We quickly realized that for us to test along with all the dev work, we needed a TDD approach where pytest came into our workspace. This proved extremely helpful.
Conclusion: Was adopting Python as a team the effort?
In addition to being the right choice of tool for our job, exploring and learning Python allowed the team to work more closely together and bond more than ever.
We as a team learned something new together and solved multiple issues as we hit walls; which took our team bonding to great heights!
Given the nature of our project, Python did fit in very well. It’s dynamically typed and the libraries are feature-rich, working for simple API calls and complex operations around data transformation and filtering.

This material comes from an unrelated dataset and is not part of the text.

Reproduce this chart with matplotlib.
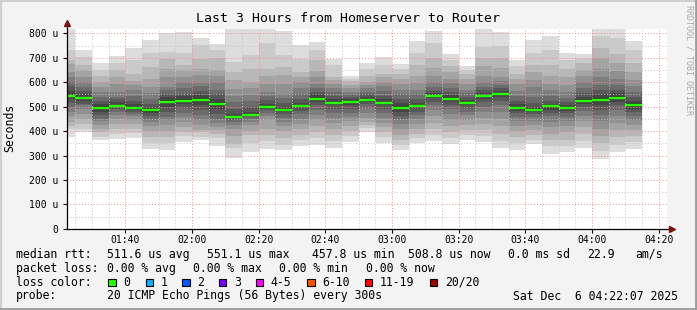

As engineers, we worked as a team to “learn how to learn” and adopt a new language the right way. With the help of Capital One’s Python Gurus, we adopted all the best practices for developing a working production application and delivered this project before the committed deadline. I am lucky to be part of such an awesome team, as well as to work with Capital One Python experts like Steven Lott, which was critical for getting us across the finish line.